*Direction*:
All entries are to be quoted exactly; the images stay out of the copy.

⟨

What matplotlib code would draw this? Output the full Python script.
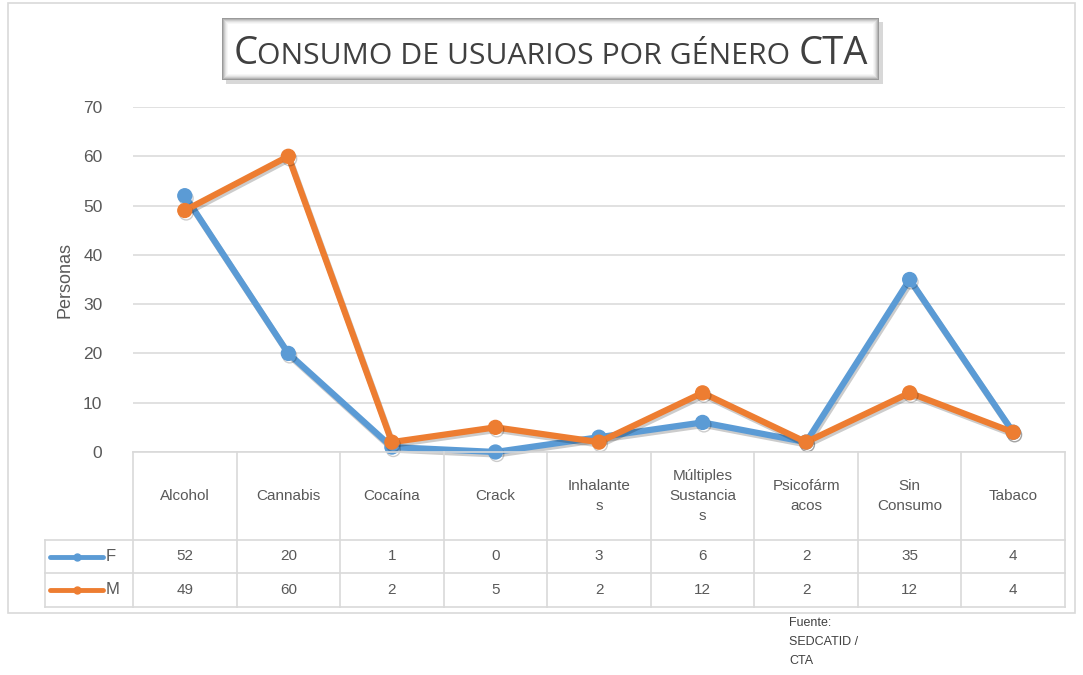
import matplotlib
matplotlib.use("Agg")
import matplotlib.pyplot as plt
from matplotlib.transforms import Affine2D
from matplotlib.patches import Rectangle
import matplotlib.patheffects as pe

categories = ["Alcohol", "Cannabis", "Cocaína", "Crack", "Inhalante\ns",
              "Múltiples\nSustancia\ns", "Psicofárm\nacos", "Sin\nConsumo", "Tabaco"]
f_values = [52, 20, 1, 0, 3, 6, 2, 35, 4]
m_values = [49, 60, 2, 5, 2, 12, 2, 12, 4]
series_names = ["F", "M"]
yticks = [0, 10, 20, 30, 40, 50, 60, 70]
title_text = "Consumo de usuarios por género CTA"
ylabel = "Personas"
source = "Fuente:\nSEDCATID /\nCTA"

W, H = 1083, 675
BLUE = "#5B9BD5"
ORANGE = "#ED7D31"
TXT = "#595959"
GRID = "#D9D9D9"
FONT = "Liberation Sans"

fig = plt.figure(figsize=(W / 100, H / 100), dpi=100)
px = Affine2D().scale(1 / W, -1 / H).translate(0, 1) + fig.transFigure

# outer chart frame
fig.patches.append(Rectangle((8, 3), 1067, 610, transform=px, fill=False,
                             edgecolor=GRID, linewidth=1.2))

# plot area
L, R, T, B = 133, 1065, 107, 452
ax = fig.add_axes([L / W, 1 - B / H, (R - L) / W, (B - T) / H])
n = len(categories)
xs = [i + 0.5 for i in range(n)]
ax.set_xlim(0, n)
ax.set_ylim(0, 70)
ax.set_yticks(yticks)
ax.set_yticklabels([str(v) for v in yticks], fontsize=12.5, color=TXT, family=FONT)
ax.tick_params(axis="y", length=0, pad=22)
ax.set_xticks([])
ax.grid(axis="y", color=GRID, linewidth=1.1)
ax.set_axisbelow(True)
for s in ax.spines.values():
    s.set_visible(False)

shadow = [pe.SimpleLineShadow(offset=(1.0, -1.8), alpha=0.2, shadow_color="black"),
          pe.Normal()]
ax.plot(xs, f_values, color=BLUE, linewidth=4.5, marker="o", markersize=10,
        solid_joinstyle="round", path_effects=shadow, clip_on=False, zorder=3)
ax.plot(xs, m_values, color=ORANGE, linewidth=4.5, marker="o", markersize=10,
        solid_joinstyle="round", path_effects=shadow, clip_on=False, zorder=4)

fig.text(65 / W, 1 - 280 / H, ylabel, rotation=90, ha="center", va="center",
         fontsize=13, color=TXT, family=FONT)

# data table
cw = (R - L) / n
rows_y = [452, 540, 573, 607]
lc = dict(color=GRID, linewidth=1.2, transform=px)
fig.add_artist(plt.Line2D([L, R], [rows_y[0], rows_y[0]], **lc))
for y in rows_y[1:]:
    fig.add_artist(plt.Line2D([45, R], [y, y], **lc))
for i in range(n + 1):
    x = L + i * cw
    fig.add_artist(plt.Line2D([x, x], [rows_y[0], rows_y[3]], **lc))
fig.add_artist(plt.Line2D([45, 45], [rows_y[1], rows_y[3]], **lc))

for i, c in enumerate(categories):
    fig.text((L + (i + 0.5) * cw) / W, 1 - (rows_y[0] + rows_y[1]) / 2 / H, c,
             ha="center", va="center", fontsize=11, color=TXT, family=FONT,
             linespacing=1.55)
for r, (vals, col, name) in enumerate([(f_values, BLUE, series_names[0]),
                                       (m_values, ORANGE, series_names[1])]):
    yc = (rows_y[r + 1] + rows_y[r + 2]) / 2
    for i, v in enumerate(vals):
        fig.text((L + (i + 0.5) * cw) / W, 1 - yc / H, str(v), ha="center",
                 va="center", fontsize=11, color=TXT, family=FONT)
    fig.add_artist(plt.Line2D([50, 103], [yc, yc], color=col, linewidth=3.5,
                              transform=px, solid_capstyle="round"))
    fig.add_artist(plt.Line2D([77], [yc], color=col, marker="o", markersize=5,
                              transform=px))
    fig.text(106 / W, 1 - yc / H, name, ha="left", va="center", fontsize=12,
             color=TXT, family=FONT)

# title box with bevel
bx0, by0, bx1, by1 = 222, 18, 879, 80
fig.patches.append(Rectangle((bx0 + 4, by0 + 4), bx1 - bx0, by1 - by0, transform=px,
                             facecolor="#BFBFBF", edgecolor="none", alpha=0.6))
shades = ["#9A9A9A", "#B5B5B5", "#CDCDCD", "#E0E0E0", "#EEEEEE", "#F7F7F7"]
for k, sh in enumerate(shades):
    fig.patches.append(Rectangle((bx0 + k, by0 + k), bx1 - bx0 - 2 * k,
                                 by1 - by0 - 2 * k, transform=px,
                                 facecolor=sh, edgecolor="none"))
fig.patches.append(Rectangle((bx0 + 6, by0 + 6), bx1 - bx0 - 12, by1 - by0 - 12,
                             transform=px, facecolor="white", edgecolor="none"))

# small caps title: uppercase typed letters big, lowercase shown as small capitals
renderer = fig.canvas.get_renderer()
big, small = 26, 20.5
pieces = []
cur, cur_big = "", None
for ch in title_text:
    isbig = ch.isupper()
    if ch == " ":
        isbig = cur_big if cur_big is not None else False
    if cur_big is None or isbig == cur_big:
        cur += ch
        cur_big = isbig
    else:
        pieces.append((cur, cur_big))
        cur, cur_big = ch, isbig
pieces.append((cur, cur_big))

target_w = 634
tcol = "#404040"
texts = []
for scale_pass in range(2):
    for t, _ in texts:
        t.remove()
    texts = []
    x = 0.0
    for s, isbig in pieces:
        fs = big if isbig else small
        body = s.rstrip(" ")
        t = fig.text(0, 1 - 64 / H, body.upper(), fontsize=fs, color=tcol,
                     family="Open Sans", ha="left", va="baseline")
        ext = t.get_window_extent(renderer)
        texts.append((t, x))
        x += ext.width + (fs * 0.26 * 100 / 72) * (len(s) - len(body))
    total = x
    k = target_w / total
    big *= k
    small *= k
start = (bx0 + bx1) / 2 - total / 2
for t, off in texts:
    t.set_x((start + off) / W)

fig.text(789 / W, 1 - 617 / H, source, ha="left", va="top", fontsize=9,
         color="#404040", family=FONT, linespacing=1.75)

fig.savefig("out.png", dpi=100)
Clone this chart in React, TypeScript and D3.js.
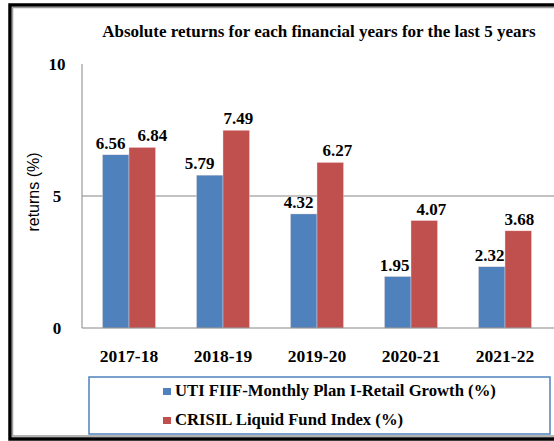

⟩

*Response to the task*:
What matplotlib code would draw this? Output the full Python script.
import matplotlib
matplotlib.use("Agg")
import matplotlib.pyplot as plt
from matplotlib.transforms import Affine2D
from matplotlib.patches import Rectangle
import matplotlib.patheffects as pe

categories = ["Alcohol", "Cannabis", "Cocaína", "Crack", "Inhalante\ns",
              "Múltiples\nSustancia\ns", "Psicofárm\nacos", "Sin\nConsumo", "Tabaco"]
f_values = [52, 20, 1, 0, 3, 6, 2, 35, 4]
m_values = [49, 60, 2, 5, 2, 12, 2, 12, 4]
series_names = ["F", "M"]
yticks = [0, 10, 20, 30, 40, 50, 60, 70]
title_text = "Consumo de usuarios por género CTA"
ylabel = "Personas"
source = "Fuente:\nSEDCATID /\nCTA"

W, H = 1083, 675
BLUE = "#5B9BD5"
ORANGE = "#ED7D31"
TXT = "#595959"
GRID = "#D9D9D9"
FONT = "Liberation Sans"

fig = plt.figure(figsize=(W / 100, H / 100), dpi=100)
px = Affine2D().scale(1 / W, -1 / H).translate(0, 1) + fig.transFigure

# outer chart frame
fig.patches.append(Rectangle((8, 3), 1067, 610, transform=px, fill=False,
                             edgecolor=GRID, linewidth=1.2))

# plot area
L, R, T, B = 133, 1065, 107, 452
ax = fig.add_axes([L / W, 1 - B / H, (R - L) / W, (B - T) / H])
n = len(categories)
xs = [i + 0.5 for i in range(n)]
ax.set_xlim(0, n)
ax.set_ylim(0, 70)
ax.set_yticks(yticks)
ax.set_yticklabels([str(v) for v in yticks], fontsize=12.5, color=TXT, family=FONT)
ax.tick_params(axis="y", length=0, pad=22)
ax.set_xticks([])
ax.grid(axis="y", color=GRID, linewidth=1.1)
ax.set_axisbelow(True)
for s in ax.spines.values():
    s.set_visible(False)

shadow = [pe.SimpleLineShadow(offset=(1.0, -1.8), alpha=0.2, shadow_color="black"),
          pe.Normal()]
ax.plot(xs, f_values, color=BLUE, linewidth=4.5, marker="o", markersize=10,
        solid_joinstyle="round", path_effects=shadow, clip_on=False, zorder=3)
ax.plot(xs, m_values, color=ORANGE, linewidth=4.5, marker="o", markersize=10,
        solid_joinstyle="round", path_effects=shadow, clip_on=False, zorder=4)

fig.text(65 / W, 1 - 280 / H, ylabel, rotation=90, ha="center", va="center",
         fontsize=13, color=TXT, family=FONT)

# data table
cw = (R - L) / n
rows_y = [452, 540, 573, 607]
lc = dict(color=GRID, linewidth=1.2, transform=px)
fig.add_artist(plt.Line2D([L, R], [rows_y[0], rows_y[0]], **lc))
for y in rows_y[1:]:
    fig.add_artist(plt.Line2D([45, R], [y, y], **lc))
for i in range(n + 1):
    x = L + i * cw
    fig.add_artist(plt.Line2D([x, x], [rows_y[0], rows_y[3]], **lc))
fig.add_artist(plt.Line2D([45, 45], [rows_y[1], rows_y[3]], **lc))

for i, c in enumerate(categories):
    fig.text((L + (i + 0.5) * cw) / W, 1 - (rows_y[0] + rows_y[1]) / 2 / H, c,
             ha="center", va="center", fontsize=11, color=TXT, family=FONT,
             linespacing=1.55)
for r, (vals, col, name) in enumerate([(f_values, BLUE, series_names[0]),
                                       (m_values, ORANGE, series_names[1])]):
    yc = (rows_y[r + 1] + rows_y[r + 2]) / 2
    for i, v in enumerate(vals):
        fig.text((L + (i + 0.5) * cw) / W, 1 - yc / H, str(v), ha="center",
                 va="center", fontsize=11, color=TXT, family=FONT)
    fig.add_artist(plt.Line2D([50, 103], [yc, yc], color=col, linewidth=3.5,
                              transform=px, solid_capstyle="round"))
    fig.add_artist(plt.Line2D([77], [yc], color=col, marker="o", markersize=5,
                              transform=px))
    fig.text(106 / W, 1 - yc / H, name, ha="left", va="center", fontsize=12,
             color=TXT, family=FONT)

# title box with bevel
bx0, by0, bx1, by1 = 222, 18, 879, 80
fig.patches.append(Rectangle((bx0 + 4, by0 + 4), bx1 - bx0, by1 - by0, transform=px,
                             facecolor="#BFBFBF", edgecolor="none", alpha=0.6))
shades = ["#9A9A9A", "#B5B5B5", "#CDCDCD", "#E0E0E0", "#EEEEEE", "#F7F7F7"]
for k, sh in enumerate(shades):
    fig.patches.append(Rectangle((bx0 + k, by0 + k), bx1 - bx0 - 2 * k,
                                 by1 - by0 - 2 * k, transform=px,
                                 facecolor=sh, edgecolor="none"))
fig.patches.append(Rectangle((bx0 + 6, by0 + 6), bx1 - bx0 - 12, by1 - by0 - 12,
                             transform=px, facecolor="white", edgecolor="none"))

# small caps title: uppercase typed letters big, lowercase shown as small capitals
renderer = fig.canvas.get_renderer()
big, small = 26, 20.5
pieces = []
cur, cur_big = "", None
for ch in title_text:
    isbig = ch.isupper()
    if ch == " ":
        isbig = cur_big if cur_big is not None else False
    if cur_big is None or isbig == cur_big:
        cur += ch
        cur_big = isbig
    else:
        pieces.append((cur, cur_big))
        cur, cur_big = ch, isbig
pieces.append((cur, cur_big))

target_w = 634
tcol = "#404040"
texts = []
for scale_pass in range(2):
    for t, _ in texts:
        t.remove()
    texts = []
    x = 0.0
    for s, isbig in pieces:
        fs = big if isbig else small
        body = s.rstrip(" ")
        t = fig.text(0, 1 - 64 / H, body.upper(), fontsize=fs, color=tcol,
                     family="Open Sans", ha="left", va="baseline")
        ext = t.get_window_extent(renderer)
        texts.append((t, x))
        x += ext.width + (fs * 0.26 * 100 / 72) * (len(s) - len(body))
    total = x
    k = target_w / total
    big *= k
    small *= k
start = (bx0 + bx1) / 2 - total / 2
for t, off in texts:
    t.set_x((start + off) / W)

fig.text(789 / W, 1 - 617 / H, source, ha="left", va="top", fontsize=9,
         color="#404040", family=FONT, linespacing=1.75)

fig.savefig("out.png", dpi=100)
Clone this chart in React, TypeScript and D3.js.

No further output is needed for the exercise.